## Start Data listing
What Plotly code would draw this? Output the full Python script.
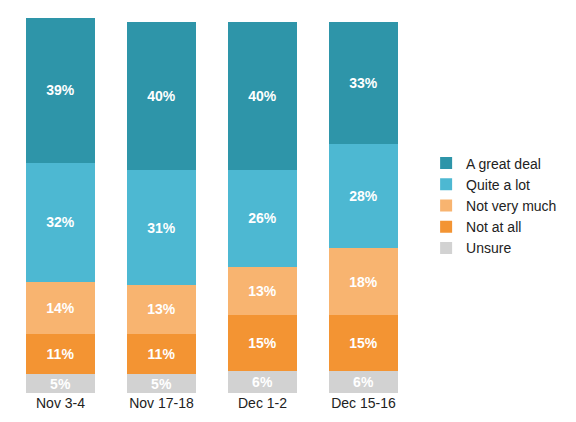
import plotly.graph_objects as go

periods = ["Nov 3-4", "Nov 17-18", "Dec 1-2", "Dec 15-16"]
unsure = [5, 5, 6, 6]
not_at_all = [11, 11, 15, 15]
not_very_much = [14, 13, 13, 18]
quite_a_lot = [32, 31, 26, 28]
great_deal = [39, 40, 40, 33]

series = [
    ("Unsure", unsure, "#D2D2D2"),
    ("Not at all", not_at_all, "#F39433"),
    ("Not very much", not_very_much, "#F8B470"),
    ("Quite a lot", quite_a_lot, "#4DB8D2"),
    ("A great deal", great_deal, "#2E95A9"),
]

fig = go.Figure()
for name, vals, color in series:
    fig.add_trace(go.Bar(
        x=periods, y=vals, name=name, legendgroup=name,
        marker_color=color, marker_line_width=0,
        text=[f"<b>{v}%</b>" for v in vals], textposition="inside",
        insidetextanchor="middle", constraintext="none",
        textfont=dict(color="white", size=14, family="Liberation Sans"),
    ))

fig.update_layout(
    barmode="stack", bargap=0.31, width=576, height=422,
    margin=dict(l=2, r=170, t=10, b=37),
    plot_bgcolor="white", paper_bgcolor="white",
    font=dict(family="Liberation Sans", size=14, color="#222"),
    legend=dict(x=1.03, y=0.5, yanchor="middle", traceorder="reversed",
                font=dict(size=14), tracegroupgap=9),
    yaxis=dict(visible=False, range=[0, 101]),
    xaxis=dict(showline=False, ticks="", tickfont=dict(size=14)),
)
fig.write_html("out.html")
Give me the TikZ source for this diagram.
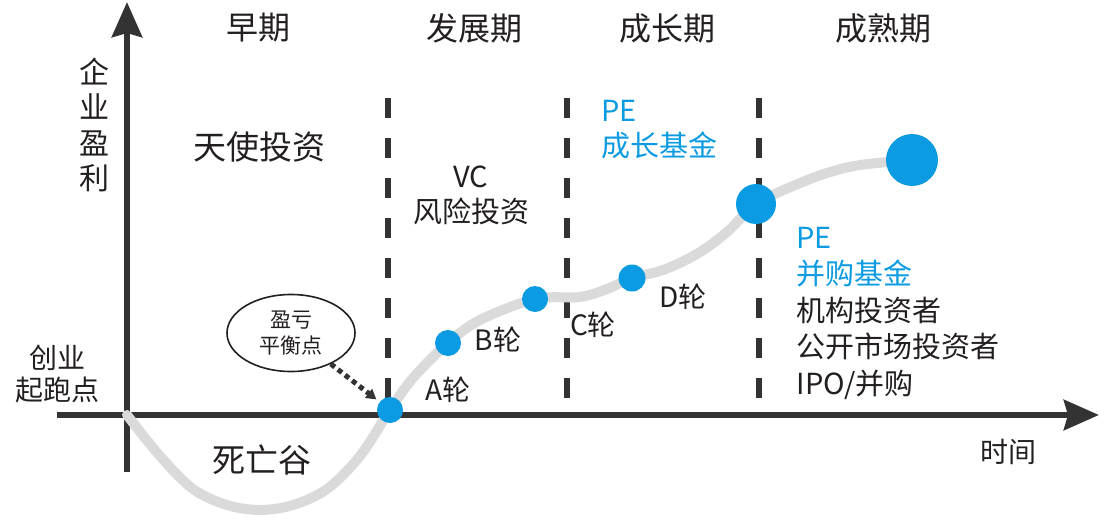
## End Data listing
* [Request] Write out the listing word for word, omitting the pictures it holds.

* [Problem solution]
What Plotly code would draw this? Output the full Python script.
import plotly.graph_objects as go

periods = ["Nov 3-4", "Nov 17-18", "Dec 1-2", "Dec 15-16"]
unsure = [5, 5, 6, 6]
not_at_all = [11, 11, 15, 15]
not_very_much = [14, 13, 13, 18]
quite_a_lot = [32, 31, 26, 28]
great_deal = [39, 40, 40, 33]

series = [
    ("Unsure", unsure, "#D2D2D2"),
    ("Not at all", not_at_all, "#F39433"),
    ("Not very much", not_very_much, "#F8B470"),
    ("Quite a lot", quite_a_lot, "#4DB8D2"),
    ("A great deal", great_deal, "#2E95A9"),
]

fig = go.Figure()
for name, vals, color in series:
    fig.add_trace(go.Bar(
        x=periods, y=vals, name=name, legendgroup=name,
        marker_color=color, marker_line_width=0,
        text=[f"<b>{v}%</b>" for v in vals], textposition="inside",
        insidetextanchor="middle", constraintext="none",
        textfont=dict(color="white", size=14, family="Liberation Sans"),
    ))

fig.update_layout(
    barmode="stack", bargap=0.31, width=576, height=422,
    margin=dict(l=2, r=170, t=10, b=37),
    plot_bgcolor="white", paper_bgcolor="white",
    font=dict(family="Liberation Sans", size=14, color="#222"),
    legend=dict(x=1.03, y=0.5, yanchor="middle", traceorder="reversed",
                font=dict(size=14), tracegroupgap=9),
    yaxis=dict(visible=False, range=[0, 101]),
    xaxis=dict(showline=False, ticks="", tickfont=dict(size=14)),
)
fig.write_html("out.html")
Give me the TikZ source for this diagram.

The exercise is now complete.